The ability to automatically generate a neural network architecture and the corresponding hardware implementation to optimize both accuracy and performance characteristics (latency, power) simultaneously for edge-based Artificial Intelligence (AI) applications is becoming prevalent. As both neural architecture search (NAS) and hardware implementation have ample design space, it is very challenging to integrate with resource-constrained edge computing hardware since the current co-search frameworks take several hundreds of GPU hours to converge. In this paper, we propose SCORCH, a novel neural architecture search and hardware accelerator co-design framework with reinforcement learning to maximize accuracy, and increase energy efficiency and throughput while converging faster.
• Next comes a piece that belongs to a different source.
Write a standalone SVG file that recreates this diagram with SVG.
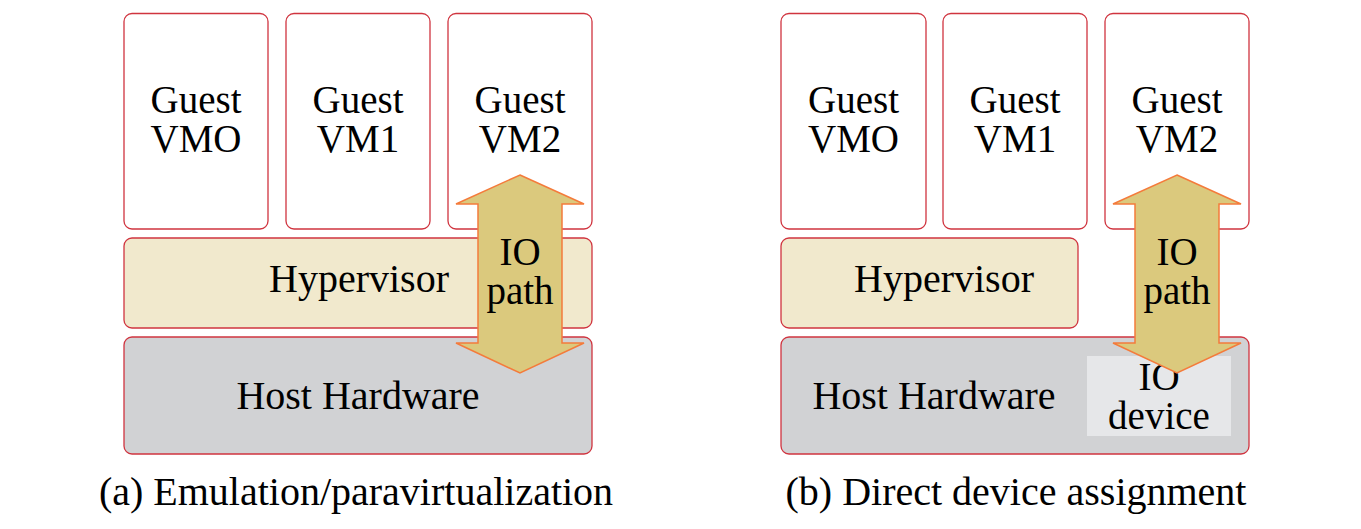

By predicting hyperparameters of neural networks together with hardware resources, we use a reinforcement-based multi-phased controller to explore neural architecture to achieve higher accuracy and hardware performance simultaneously by applying customized dataflows, voltage/frequency scaling, and tunable Network-on-Chip (NoC) hardware parameters. Our simulation results on the CIFAR-10/100 and ImageNet datasets show that SCORCH achieves identical neural network accuracy while achieving 2.6% higher accuracy, and 35.6%, 26.2%, and 65.8% reductions in latency, energy, and area compared with state-of-art co-search frameworks such as DANCE, NANDS, and NASAIC.